== INFORMATION PROVIDED

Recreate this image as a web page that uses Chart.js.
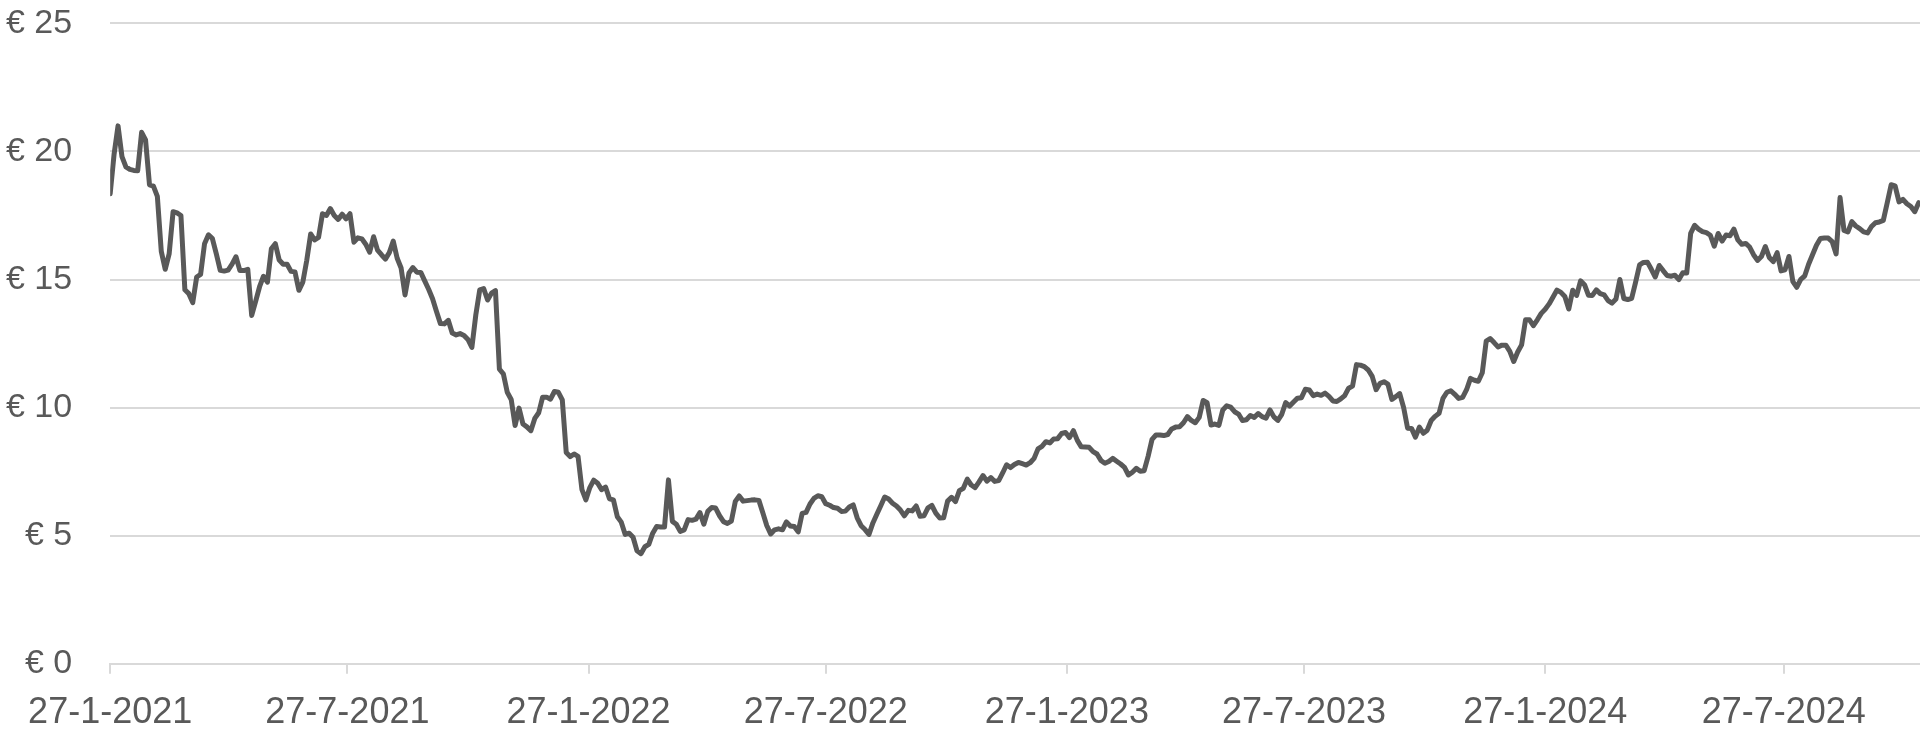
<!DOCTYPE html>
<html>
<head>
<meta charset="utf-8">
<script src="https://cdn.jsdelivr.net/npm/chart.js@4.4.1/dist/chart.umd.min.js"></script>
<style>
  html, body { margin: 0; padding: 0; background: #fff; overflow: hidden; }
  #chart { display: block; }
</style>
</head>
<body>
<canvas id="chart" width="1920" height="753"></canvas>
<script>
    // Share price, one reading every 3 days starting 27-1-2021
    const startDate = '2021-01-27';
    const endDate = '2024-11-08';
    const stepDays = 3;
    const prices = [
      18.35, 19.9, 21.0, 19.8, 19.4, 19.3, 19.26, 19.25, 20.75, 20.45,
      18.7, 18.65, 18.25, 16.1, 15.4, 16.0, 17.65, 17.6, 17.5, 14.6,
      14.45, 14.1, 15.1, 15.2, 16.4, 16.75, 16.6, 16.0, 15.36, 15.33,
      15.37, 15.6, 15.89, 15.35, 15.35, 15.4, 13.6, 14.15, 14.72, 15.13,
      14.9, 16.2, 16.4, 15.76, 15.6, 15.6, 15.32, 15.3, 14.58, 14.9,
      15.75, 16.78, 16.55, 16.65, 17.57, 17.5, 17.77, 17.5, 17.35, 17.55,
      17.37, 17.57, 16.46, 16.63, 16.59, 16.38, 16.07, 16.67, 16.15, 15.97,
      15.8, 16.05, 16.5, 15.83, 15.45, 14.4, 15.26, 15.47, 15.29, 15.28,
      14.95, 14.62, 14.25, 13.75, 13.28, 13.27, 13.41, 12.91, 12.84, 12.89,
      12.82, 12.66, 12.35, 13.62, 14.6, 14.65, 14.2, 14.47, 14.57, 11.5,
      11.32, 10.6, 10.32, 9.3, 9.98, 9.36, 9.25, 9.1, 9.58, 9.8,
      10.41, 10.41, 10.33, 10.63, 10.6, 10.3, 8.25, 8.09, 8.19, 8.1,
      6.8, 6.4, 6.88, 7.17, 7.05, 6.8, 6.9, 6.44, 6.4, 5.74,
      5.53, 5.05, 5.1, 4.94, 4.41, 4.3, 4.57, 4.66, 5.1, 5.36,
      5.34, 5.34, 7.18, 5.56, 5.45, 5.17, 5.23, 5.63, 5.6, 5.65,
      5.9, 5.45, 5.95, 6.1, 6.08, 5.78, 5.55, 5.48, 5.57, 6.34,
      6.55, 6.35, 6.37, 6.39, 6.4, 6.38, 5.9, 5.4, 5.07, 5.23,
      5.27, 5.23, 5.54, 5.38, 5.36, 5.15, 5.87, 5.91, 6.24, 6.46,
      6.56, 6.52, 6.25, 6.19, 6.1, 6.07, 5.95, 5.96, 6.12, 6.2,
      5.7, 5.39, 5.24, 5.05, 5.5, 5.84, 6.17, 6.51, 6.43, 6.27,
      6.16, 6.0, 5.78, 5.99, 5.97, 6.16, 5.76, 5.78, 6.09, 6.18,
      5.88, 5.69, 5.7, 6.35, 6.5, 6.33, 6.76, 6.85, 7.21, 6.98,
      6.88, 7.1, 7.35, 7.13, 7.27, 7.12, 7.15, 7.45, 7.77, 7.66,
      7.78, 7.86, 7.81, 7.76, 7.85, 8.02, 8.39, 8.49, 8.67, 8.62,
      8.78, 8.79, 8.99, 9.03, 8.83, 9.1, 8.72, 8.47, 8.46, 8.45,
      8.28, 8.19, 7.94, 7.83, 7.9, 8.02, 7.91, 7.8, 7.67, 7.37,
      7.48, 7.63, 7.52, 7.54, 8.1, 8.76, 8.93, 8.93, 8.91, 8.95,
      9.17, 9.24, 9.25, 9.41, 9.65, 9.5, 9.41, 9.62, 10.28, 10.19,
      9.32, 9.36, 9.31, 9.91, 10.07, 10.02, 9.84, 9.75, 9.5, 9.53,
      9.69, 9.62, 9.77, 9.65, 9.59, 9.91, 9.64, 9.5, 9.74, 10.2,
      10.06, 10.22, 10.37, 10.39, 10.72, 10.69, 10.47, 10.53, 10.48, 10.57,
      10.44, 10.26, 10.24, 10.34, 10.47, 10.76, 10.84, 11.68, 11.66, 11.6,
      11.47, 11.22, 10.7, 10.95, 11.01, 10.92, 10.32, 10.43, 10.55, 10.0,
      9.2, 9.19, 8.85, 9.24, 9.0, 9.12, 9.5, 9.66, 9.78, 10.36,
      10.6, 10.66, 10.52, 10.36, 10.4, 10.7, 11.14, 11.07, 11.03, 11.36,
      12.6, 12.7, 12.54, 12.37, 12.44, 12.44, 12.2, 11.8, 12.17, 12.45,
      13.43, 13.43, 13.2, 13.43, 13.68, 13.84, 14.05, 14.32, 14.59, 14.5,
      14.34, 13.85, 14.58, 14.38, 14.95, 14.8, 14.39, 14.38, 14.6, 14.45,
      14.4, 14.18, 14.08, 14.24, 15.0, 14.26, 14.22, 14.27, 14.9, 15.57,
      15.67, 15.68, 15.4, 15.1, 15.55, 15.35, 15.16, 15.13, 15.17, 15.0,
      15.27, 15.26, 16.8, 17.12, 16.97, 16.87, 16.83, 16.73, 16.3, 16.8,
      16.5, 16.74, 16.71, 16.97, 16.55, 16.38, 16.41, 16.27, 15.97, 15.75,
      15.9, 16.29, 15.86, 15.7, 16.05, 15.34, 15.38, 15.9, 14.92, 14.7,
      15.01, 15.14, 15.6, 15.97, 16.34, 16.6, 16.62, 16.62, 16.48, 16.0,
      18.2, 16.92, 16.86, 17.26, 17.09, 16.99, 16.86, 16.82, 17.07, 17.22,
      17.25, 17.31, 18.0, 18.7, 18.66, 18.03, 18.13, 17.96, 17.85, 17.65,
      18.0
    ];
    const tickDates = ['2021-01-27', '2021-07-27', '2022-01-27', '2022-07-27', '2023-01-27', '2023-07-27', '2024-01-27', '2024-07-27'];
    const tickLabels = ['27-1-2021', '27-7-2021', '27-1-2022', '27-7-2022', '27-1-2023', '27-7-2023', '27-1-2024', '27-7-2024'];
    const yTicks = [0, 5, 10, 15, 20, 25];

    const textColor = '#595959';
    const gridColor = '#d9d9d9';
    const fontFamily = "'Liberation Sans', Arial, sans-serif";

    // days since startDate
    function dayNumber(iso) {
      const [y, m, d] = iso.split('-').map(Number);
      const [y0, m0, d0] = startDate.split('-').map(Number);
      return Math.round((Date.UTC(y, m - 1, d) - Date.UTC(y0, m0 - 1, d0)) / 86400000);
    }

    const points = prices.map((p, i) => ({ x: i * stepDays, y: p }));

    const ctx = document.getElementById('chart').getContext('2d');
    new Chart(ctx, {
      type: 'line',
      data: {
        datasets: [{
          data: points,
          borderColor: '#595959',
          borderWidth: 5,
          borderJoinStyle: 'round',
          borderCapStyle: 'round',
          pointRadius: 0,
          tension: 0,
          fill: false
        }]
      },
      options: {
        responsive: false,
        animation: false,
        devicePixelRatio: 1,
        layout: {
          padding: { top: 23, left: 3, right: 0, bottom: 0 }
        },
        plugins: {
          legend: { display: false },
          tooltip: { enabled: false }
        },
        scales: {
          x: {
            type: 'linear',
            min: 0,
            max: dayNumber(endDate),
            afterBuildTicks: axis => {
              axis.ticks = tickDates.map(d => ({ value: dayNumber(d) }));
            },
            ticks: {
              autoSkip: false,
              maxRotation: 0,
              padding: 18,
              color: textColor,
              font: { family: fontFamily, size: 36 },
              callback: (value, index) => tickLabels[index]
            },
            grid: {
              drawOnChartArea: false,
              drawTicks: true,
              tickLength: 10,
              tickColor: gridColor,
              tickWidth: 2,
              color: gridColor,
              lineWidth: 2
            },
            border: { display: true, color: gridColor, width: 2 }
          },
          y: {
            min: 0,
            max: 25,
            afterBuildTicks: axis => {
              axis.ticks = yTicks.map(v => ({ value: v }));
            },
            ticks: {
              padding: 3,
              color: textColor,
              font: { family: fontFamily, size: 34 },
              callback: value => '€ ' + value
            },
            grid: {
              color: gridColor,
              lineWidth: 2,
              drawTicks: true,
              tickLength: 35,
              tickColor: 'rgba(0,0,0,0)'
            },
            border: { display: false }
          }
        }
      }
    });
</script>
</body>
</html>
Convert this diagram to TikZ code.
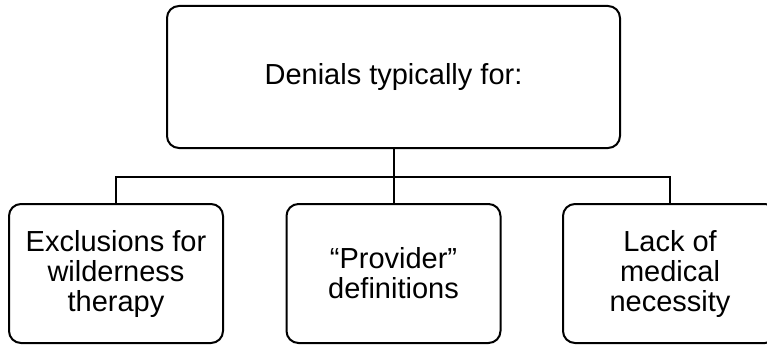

====

*SHORT TASK*. Identify how many lines in the entries above contain the word "this" and provide only that figure.

*RESULT OF THE EXERCISE*. 2